したがって、原告らの主張は、いずれも失当である。
3. 原告らと訴外会社との間で立替手数料を金一三万八五〇〇円とする旨の合意がなされていたこと、訴外会社が、三月一五日、共立物産を経て、破産会社に金五〇万円の立替払をしたこと、訴外会社が、一〇月一日ころ、原告長谷川恵美子に対し、本件ショッピングローン契約に基づく立替金及び立替手数料債権を被告会社に譲渡した旨を通知したこと、以上のことは、前記認定事実や<証拠>によって認めることができ、この認定に反する証拠はない。
4. 本件ショッピングローン契約と割賦販売法(以下法という)六条との関係について判断する。

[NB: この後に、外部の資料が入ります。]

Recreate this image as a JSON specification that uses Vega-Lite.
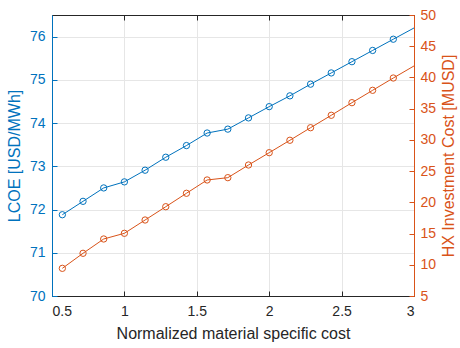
{
  "$schema": "https://vega.github.io/schema/vega-lite/v6.json",
  "width": 362,
  "height": 281,
  "autosize": {"type": "none"},
  "padding": {"left": 52, "top": 15, "right": 46, "bottom": 52},
  "background": "white",
  "config": {
    "view": {"stroke": "#262626", "strokeWidth": 1},
    "font": "Liberation Sans",
    "axis": {
      "labelFont": "Liberation Sans",
      "titleFont": "Liberation Sans",
      "labelFontSize": 14,
      "titleFontSize": 16,
      "titleFontWeight": "normal",
      "gridColor": "#e6e6e6",
      "gridWidth": 1,
      "tickSize": -5,
      "domainWidth": 1,
      "tickWidth": 1,
      "labelOverlap": false
    }
  },
  "data": {
    "values": [
      {"x": 0.5714, "lcoe": 71.88, "cost": 9.43},
      {"x": 0.7143, "lcoe": 72.19, "cost": 11.84},
      {"x": 0.8571, "lcoe": 72.50, "cost": 14.13},
      {"x": 1.0, "lcoe": 72.64, "cost": 15.04},
      {"x": 1.1429, "lcoe": 72.91, "cost": 17.17},
      {"x": 1.2857, "lcoe": 73.21, "cost": 19.30},
      {"x": 1.4286, "lcoe": 73.48, "cost": 21.45},
      {"x": 1.5714, "lcoe": 73.77, "cost": 23.58},
      {"x": 1.7143, "lcoe": 73.86, "cost": 23.95},
      {"x": 1.8571, "lcoe": 74.12, "cost": 25.98},
      {"x": 2.0, "lcoe": 74.38, "cost": 27.95},
      {"x": 2.1429, "lcoe": 74.63, "cost": 29.94},
      {"x": 2.2857, "lcoe": 74.90, "cost": 31.95},
      {"x": 2.4286, "lcoe": 75.16, "cost": 33.94},
      {"x": 2.5714, "lcoe": 75.42, "cost": 35.96},
      {"x": 2.7143, "lcoe": 75.68, "cost": 37.94},
      {"x": 2.8571, "lcoe": 75.94, "cost": 39.91},
      {"x": 3.0, "lcoe": 76.20, "cost": 41.84}
    ]
  },
  "layer": [
    {
      "layer": [
        {
          "mark": {"type": "line", "color": "#0072BD", "strokeWidth": 1},
          "encoding": {
            "x": {
              "field": "x", "type": "quantitative",
              "scale": {"domain": [0.5, 3], "nice": false},
              "axis": {
                "orient": "bottom",
                "values": [0.5, 1, 1.5, 2, 2.5, 3],
                "format": "~g",
                "title": "Normalized material specific cost",
                "titleColor": "#262626",
                "labelColor": "#262626",
                "domainColor": "#262626",
                "tickColor": "#262626",
                "grid": true,
                "labelPadding": 13,
                "titlePadding": 7
              }
            },
            "y": {
              "field": "lcoe", "type": "quantitative",
              "scale": {"domain": [70, 76.5], "nice": false},
              "axis": {
                "orient": "left",
                "values": [70, 71, 72, 73, 74, 75, 76],
                "title": "LCOE [USD/MWh]",
                "titleColor": "#0072BD",
                "labelColor": "#0072BD",
                "domainColor": "#0072BD",
                "tickColor": "#0072BD",
                "grid": true,
                "labelPadding": 12,
                "titlePadding": 7
              }
            }
          }
        },
        {
          "transform": [{"filter": "datum.x < 2.95"}],
          "mark": {"type": "point", "shape": "circle", "filled": false, "color": "#0072BD", "size": 40, "strokeWidth": 1, "opacity": 1},
          "encoding": {
            "x": {
              "field": "x", "type": "quantitative",
              "axis": {
                "orient": "top",
                "values": [0.5, 1, 1.5, 2, 2.5, 3],
                "labels": false,
                "title": null,
                "grid": false,
                "domainColor": "#262626",
                "tickColor": "#262626"
              }
            },
            "y": {"field": "lcoe", "type": "quantitative"}
          }
        }
      ]
    },
    {
      "layer": [
        {
          "mark": {"type": "line", "color": "#D95319", "strokeWidth": 1},
          "encoding": {
            "x": {"field": "x", "type": "quantitative", "axis": null},
            "y": {
              "field": "cost", "type": "quantitative",
              "scale": {"domain": [5, 50], "nice": false},
              "axis": {
                "orient": "right",
                "values": [5, 10, 15, 20, 25, 30, 35, 40, 45, 50],
                "format": "d",
                "labelOverlap": false,
                "labelBound": false,
                "title": "HX Investment Cost [MUSD]",
                "titleAngle": -90,
                "titleColor": "#D95319",
                "labelColor": "#D95319",
                "domainColor": "#D95319",
                "tickColor": "#D95319",
                "grid": false,
                "labelPadding": 11,
                "titlePadding": 21
              }
            }
          }
        },
        {
          "transform": [{"filter": "datum.x < 2.95"}],
          "mark": {"type": "point", "shape": "circle", "filled": false, "color": "#D95319", "size": 40, "strokeWidth": 1, "opacity": 1},
          "encoding": {
            "x": {"field": "x", "type": "quantitative", "axis": null},
            "y": {"field": "cost", "type": "quantitative", "axis": {"orient": "right", "labelOverlap": false, "values": [5, 10, 15, 20, 25, 30, 35, 40, 45, 50]}}
          }
        }
      ]
    }
  ],
  "resolve": {"scale": {"y": "independent"}}
}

(一) 前記判示のとおり、被告会社は、破産会社と共同売主の関係に立つものではないから、本件ショッピングローン契約に、法六条が適用されることはない。
(二) そこで、本件ショッピングローン契約に同条が類推適用されるかどうかであるが、当裁判所は、同条が本件ショッピングローン契約に類推適用されるべきものと判断する。その理由は、次のとおりである。
法の目的が割賦販売における購入者の保護にあることは明らかであり、法六条の立法趣旨は、その中にあって、購入者に義務違反があった場合、購入者に過大な損害賠償が請求されることを防ごうとする点にある。そして、本件機械が法の指定商品に該当し(法施行令一条一項、別表第一第一八条の二)、本件ショッピングローン契約の立替金が、「二月以上の期間にわたり、かつ、三回以上に分割して」(法二条一項)支払うものであるから、原告らのおかれた状況は、割賦販売における購入者と異ならず、これを保護すべき必要性も同じであるといえる。但し、ショッピングローン制度の特質から、法六条を本件ショッピングローン契約に類推適用するに当たっては、同条の「商品の割賦販売価格」とは、立替金に立替手数料を加えた金額と読みかえる必要があるとしなければならない。

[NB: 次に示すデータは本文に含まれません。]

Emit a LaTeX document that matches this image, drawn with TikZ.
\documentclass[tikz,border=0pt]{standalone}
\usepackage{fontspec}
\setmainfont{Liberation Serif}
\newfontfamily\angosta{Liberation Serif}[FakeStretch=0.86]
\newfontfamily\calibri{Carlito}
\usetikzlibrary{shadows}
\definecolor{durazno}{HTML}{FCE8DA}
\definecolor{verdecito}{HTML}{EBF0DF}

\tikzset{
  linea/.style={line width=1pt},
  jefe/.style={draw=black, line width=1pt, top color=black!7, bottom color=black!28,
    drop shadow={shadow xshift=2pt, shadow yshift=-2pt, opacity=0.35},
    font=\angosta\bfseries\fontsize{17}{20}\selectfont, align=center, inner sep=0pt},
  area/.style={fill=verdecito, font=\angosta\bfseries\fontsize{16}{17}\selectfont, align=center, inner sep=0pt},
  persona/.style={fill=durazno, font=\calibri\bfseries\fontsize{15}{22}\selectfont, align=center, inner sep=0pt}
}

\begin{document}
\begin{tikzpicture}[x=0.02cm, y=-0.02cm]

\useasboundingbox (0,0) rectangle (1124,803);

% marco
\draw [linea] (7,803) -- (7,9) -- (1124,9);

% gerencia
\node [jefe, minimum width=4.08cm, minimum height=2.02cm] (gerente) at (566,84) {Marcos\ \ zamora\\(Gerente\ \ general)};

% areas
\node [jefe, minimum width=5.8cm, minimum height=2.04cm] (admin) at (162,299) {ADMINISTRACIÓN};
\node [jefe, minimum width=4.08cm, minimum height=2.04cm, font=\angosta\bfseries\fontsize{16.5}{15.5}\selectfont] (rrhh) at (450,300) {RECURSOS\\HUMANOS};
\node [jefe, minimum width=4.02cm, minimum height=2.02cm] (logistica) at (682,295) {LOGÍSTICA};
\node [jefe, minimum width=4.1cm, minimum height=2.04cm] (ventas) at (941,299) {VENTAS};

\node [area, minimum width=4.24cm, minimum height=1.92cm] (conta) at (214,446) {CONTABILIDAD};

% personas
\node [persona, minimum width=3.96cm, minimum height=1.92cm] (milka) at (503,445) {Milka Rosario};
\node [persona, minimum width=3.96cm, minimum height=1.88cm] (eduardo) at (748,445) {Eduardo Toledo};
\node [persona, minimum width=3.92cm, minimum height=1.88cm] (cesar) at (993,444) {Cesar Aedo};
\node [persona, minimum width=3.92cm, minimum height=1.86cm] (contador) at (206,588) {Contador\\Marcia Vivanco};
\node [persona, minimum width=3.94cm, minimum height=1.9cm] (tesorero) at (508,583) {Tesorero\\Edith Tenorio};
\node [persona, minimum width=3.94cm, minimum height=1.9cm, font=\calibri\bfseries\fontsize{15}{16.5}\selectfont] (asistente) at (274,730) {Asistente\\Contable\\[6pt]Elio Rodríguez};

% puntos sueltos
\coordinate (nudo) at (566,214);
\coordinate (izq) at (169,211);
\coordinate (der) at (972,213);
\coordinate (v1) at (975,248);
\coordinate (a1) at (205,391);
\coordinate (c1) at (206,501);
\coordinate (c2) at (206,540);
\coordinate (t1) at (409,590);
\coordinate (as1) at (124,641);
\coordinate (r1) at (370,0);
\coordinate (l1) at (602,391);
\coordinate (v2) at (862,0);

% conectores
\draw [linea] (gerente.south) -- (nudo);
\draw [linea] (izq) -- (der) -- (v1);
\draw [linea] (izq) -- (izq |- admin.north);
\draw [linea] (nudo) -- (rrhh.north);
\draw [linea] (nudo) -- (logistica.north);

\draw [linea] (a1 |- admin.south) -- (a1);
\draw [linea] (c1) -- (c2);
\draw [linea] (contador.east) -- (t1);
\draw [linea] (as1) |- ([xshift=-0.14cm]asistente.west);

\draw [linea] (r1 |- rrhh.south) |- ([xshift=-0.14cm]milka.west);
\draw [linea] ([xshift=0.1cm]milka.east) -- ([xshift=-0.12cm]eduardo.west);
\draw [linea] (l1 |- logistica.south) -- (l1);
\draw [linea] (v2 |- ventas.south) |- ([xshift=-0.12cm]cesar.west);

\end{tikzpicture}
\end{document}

また、同条は、契約が解除されたことを前提としているが、本件のように契約が解除されずに立替金残額の一時払が請求されている場合を、特に除外する理由がないから、本件ショッピングローン契約が解除されていないことが、同条の類推適用の妨げとなるものではない。
(三) したがって、被告会社は、商事法定利率年六分の割合を超える遅延損害金の支払を、原告らに対して請求することはできないことに帰着する。

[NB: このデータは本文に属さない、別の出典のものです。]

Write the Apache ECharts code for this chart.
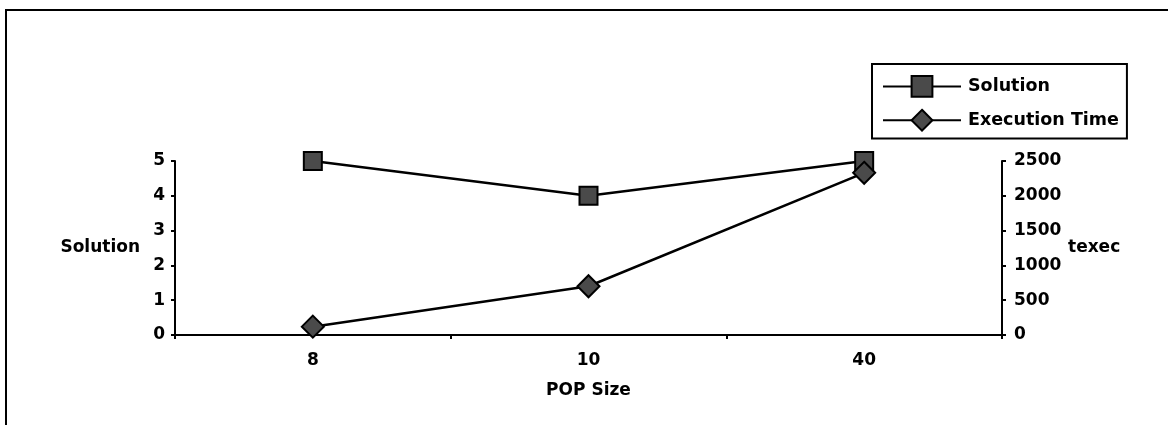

5. 被告会社は、被告会社の原告らに対する債権は、立替金及び立替手数料の残金であると主張し、原告らの主張する原告らの被告会社に対する本件機械の残代金債務の存在しないことを自認しているから、原告らの被告会社に対する売買残代金債務のないことの確認請求は、確認の利益を欠き、不適法である。
6. そうすると、原告らの被告会社に対する、本件機械の売買残代金債務の不存在確認の請求に関する訴は不適法であり、原告らは、被告会社に対し、本件ショッピングローン契約に基づく立替金及び立替手数料の残金合計金四二万四八〇〇円とこれに対する昭和五六年七月一七日から支払ずみまで商事法定利率年六分の割合による遅延損害金を支払わなければならないから、原告らの被告会社に対するその余の本訴請求は失当であり、却って、被告会社の原告らに対する反訴請求は右立替金及び立替手数料残金の一部である金三八万五二九二円と内金三六万二四一九円に対する同日から支払ずみまで年六分の遅延損害金の支払を求める限度で理由があり、これを超える反訴請求は、失当である。
三、以上の次第で、原告らの本訴請求のうち、被告破産管財人に対する金二六万一七〇〇円の売買代金返還請求権とこれに対する昭和五六年七月三日から支払ずみまで年五分の割合による遅延損害金債権を有することの確定を求める請求は認容し、被告らに対する本件機械の売買残代金二八万六三〇〇円の債務不存在確認の請求に関する訴を却下し、被告会社に対するその余の請求を棄却し、被告会社の反訴請求は、原告らに対する各自金三八万五二九二円と内金三六万二四一九円に対する同月一七日から支払ずみまで年六分の割合による金員の支払を求める限度で認容し、その余の請求は棄却することとし、民訴法八九条、九二条、一九六条に従い、主文のとおり判決する。